В годы сталинизма произошла похожая история, связанная со смертью известного бойца Армии Крайовой Яна «Аноды» Родовича. Он погиб, выпав из окна во время допроса в Министерстве общественной безопасности. Люди считали, что его вытолкнули гэбисты, а гэбисты утверждали, что тот во время допроса решил совершить самоубийство и выбросился в окно. По всей видимости, в обоих случаях произошли самоубийства по невнимательности следователей, не уследивших за арестантами.

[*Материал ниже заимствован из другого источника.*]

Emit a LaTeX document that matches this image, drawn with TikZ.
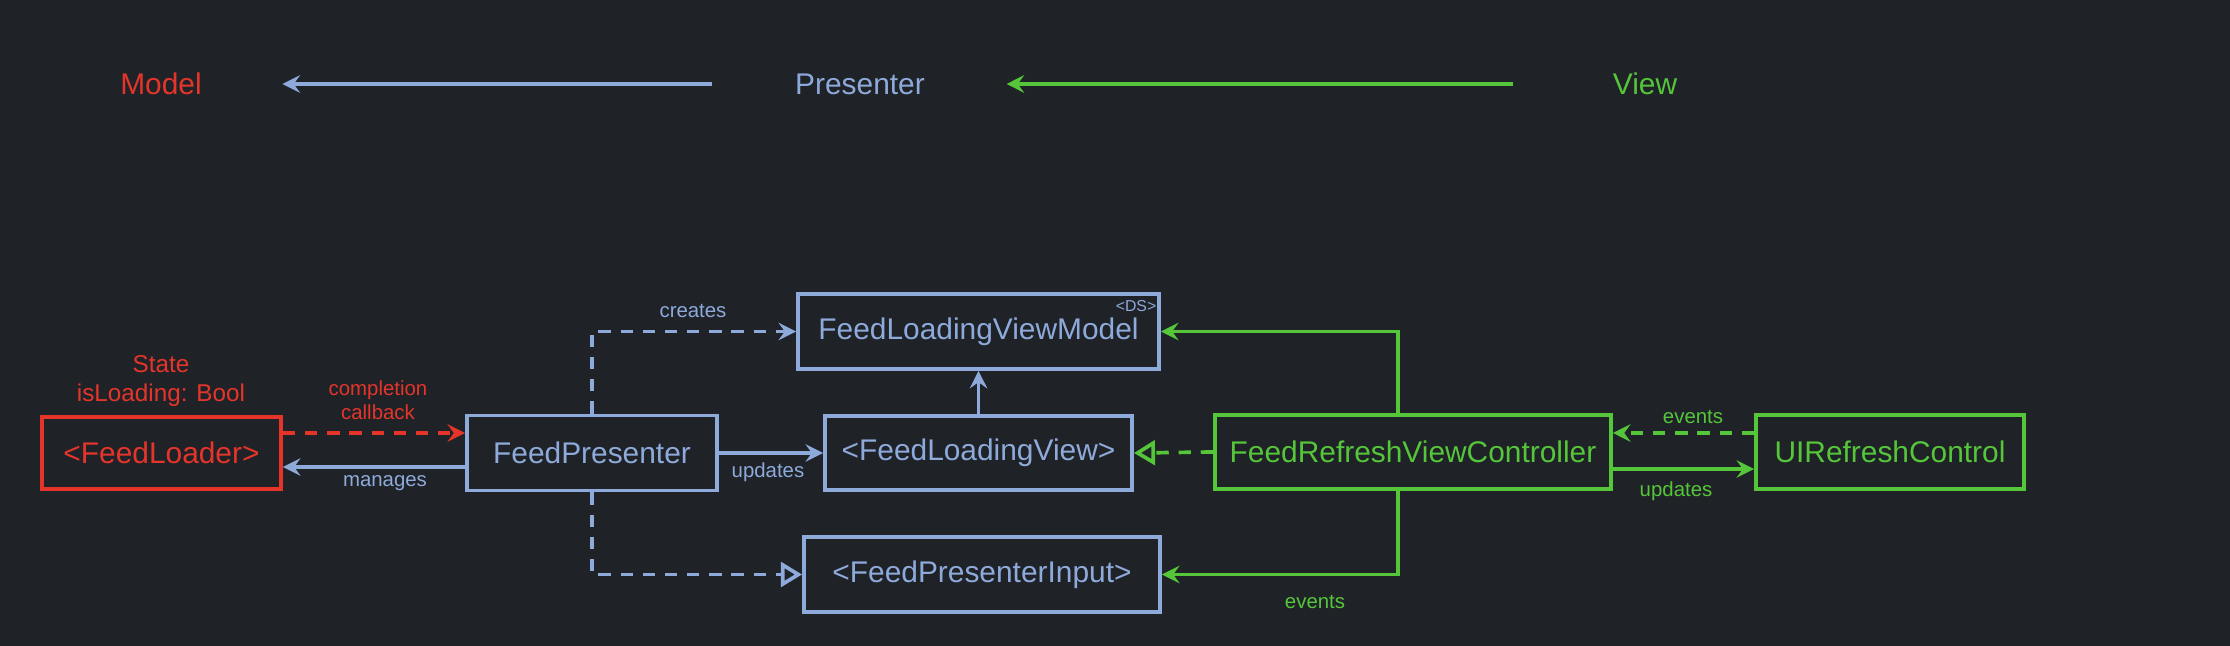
\documentclass[tikz,border=0pt]{standalone}
\usepackage{fontspec}
\setmainfont{Liberation Sans}
\usetikzlibrary{arrows.meta}
\definecolor{bgdark}{HTML}{1F2227}
\definecolor{mred}{HTML}{E5352B}
\definecolor{pblue}{HTML}{8EAADB}
\definecolor{vgreen}{HTML}{55C53A}

\begin{document}
\begin{tikzpicture}[x=0.01cm, y=0.01cm,
    box/.style={draw, line width=1.05pt, inner sep=0pt, minimum height=0.74cm,
        font=\fontsize{8.5}{10}\selectfont},
    title/.style={inner sep=0pt, font=\fontsize{8.5}{10}\selectfont},
    lbl/.style={inner sep=0pt, font=\fontsize{5.8}{6.8}\selectfont},
    conn/.style={line width=1.05pt, -{Stealth[length=5pt, width=5pt, inset=1.8pt]}},
    realize/.style={line width=1.05pt, -{Triangle[open, length=6pt, width=7pt]}},
    dashline/.style={dash pattern=on 3.5pt off 2.8pt}]
    \fill[bgdark] (0,0) rectangle (2230,646);

    \node[title, text=mred] (modeltitle) at (161,562) {Model};
    \node[title, text=pblue] (presentertitle) at (860,562) {Presenter};
    \node[title, text=vgreen] (viewtitle) at (1645,562) {View};
    \draw[conn, pblue, shorten <=0.82cm, shorten >=0.8cm]
        (presentertitle.west) -- (modeltitle.east);
    \draw[conn, vgreen, shorten <=0.99cm, shorten >=0.81cm]
        (viewtitle.west) -- (presentertitle.east);

    \node[box, mred, minimum width=2.39cm, minimum height=0.72cm] (loader) at (161.5,193) {<FeedLoader>};
    \node[box, pblue, minimum width=2.5cm, minimum height=0.75cm] (presenter) at (592,193) {FeedPresenter};
    \node[box, pblue, minimum width=3.07cm] (loadingview) at (978.5,193) {<FeedLoadingView>};
    \node[box, pblue, minimum width=3.61cm, minimum height=0.75cm] (viewmodel) at (978.5,314.5) {FeedLoadingViewModel};
    \node[lbl, pblue, font=\fontsize{4.5}{5}\selectfont] (dstag) at (1136,340) {<DS>};
    \node[box, pblue, minimum width=3.56cm, minimum height=0.75cm] (presenterinput) at (982,71.5) {<FeedPresenterInput>};
    \node[box, vgreen, minimum width=3.96cm] (controller) at (1413,194) {FeedRefreshViewController};
    \node[box, vgreen, minimum width=2.68cm] (refresh) at (1890,194) {UIRefreshControl};

    \node[lbl, mred, align=center, font=\fontsize{6.9}{8}\selectfont] (loaderstate) at (161,265) {State\\isLoading: Bool};

    \draw[conn, mred, dashline] ([yshift=0.2cm]loader.east) -- ([yshift=0.2cm]presenter.west);
    \node[lbl, mred, align=center] (callbacklbl) at (378,246) {completion\\callback};
    \draw[conn, pblue] ([yshift=-0.14cm]presenter.west) -- ([yshift=-0.14cm]loader.east);
    \node[lbl, pblue] (manageslbl) at (385,163) {manages};
    \draw[conn, pblue] (presenter) -- (loadingview);
    \node[lbl, pblue] (updateslbl) at (768,174) {updates};
    \draw[conn, pblue] (loadingview) -- (viewmodel);
    \draw[conn, pblue, dashline] (presenter.north) |- (viewmodel.west);
    \node[lbl, pblue] (createslbl) at (693,335) {creates};
    \draw[realize, pblue, dashline] (presenter.south) |- (presenterinput.west);

    \draw[realize, vgreen, dashline] (controller.west) -- (loadingview.east);
    \draw[conn, vgreen, dashline] ([yshift=0.19cm]refresh.west) -- ([yshift=0.19cm]controller.east);
    \node[lbl, vgreen] (eventslbl) at (1693,229) {events};
    \draw[conn, vgreen] ([yshift=-0.17cm]controller.east) -- ([yshift=-0.17cm]refresh.west);
    \node[lbl, vgreen] (refreshupdateslbl) at (1676,155) {updates};
    \draw[conn, vgreen] ([xshift=-0.15cm]controller.north) |- (viewmodel.east);
    \draw[conn, vgreen] ([xshift=-0.15cm]controller.south) |- (presenterinput.east);
    \node[lbl, vgreen] (inputeventslbl) at (1315,44) {events};
\end{tikzpicture}
\end{document}
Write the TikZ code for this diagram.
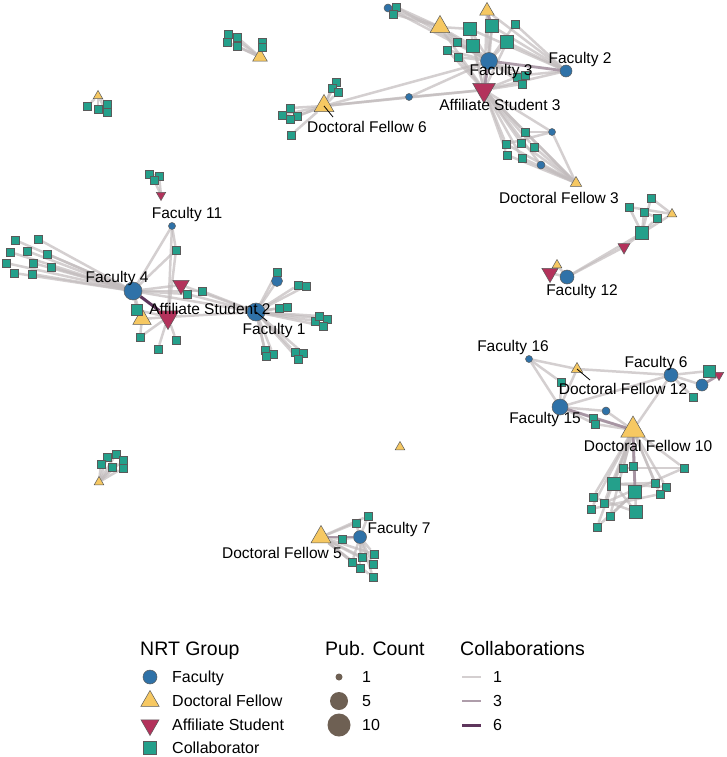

Получается, что сотрудники спецслужб не лгали, утверждая, будто Хенрик Холланд покончил с собой. Однако «взявшие меч мечом погибнут». Гэбисты так часто врали, что никто не верил им, когда они говорили правду. Власти тоже многое сделали, чтобы на них пали подозрения. Семья несколько дней не знала, где находится тело. Цензура запретила сообщать дату похорон и подписать некролог «Семья и друзья». В тексте опустили сведения о политической деятельности умершего. Власти не позволили напечатать прощальное письмо от имени Союза польских журналистов.
Многое могло повлиять на решение Хенрика Холланда уйти из жизни. Арест, обвинения в шпионаже — это не всё, что мучило его перед смертью. За два года до этих событий он расстался с женой и, как говорят, очень страдал от одиночества.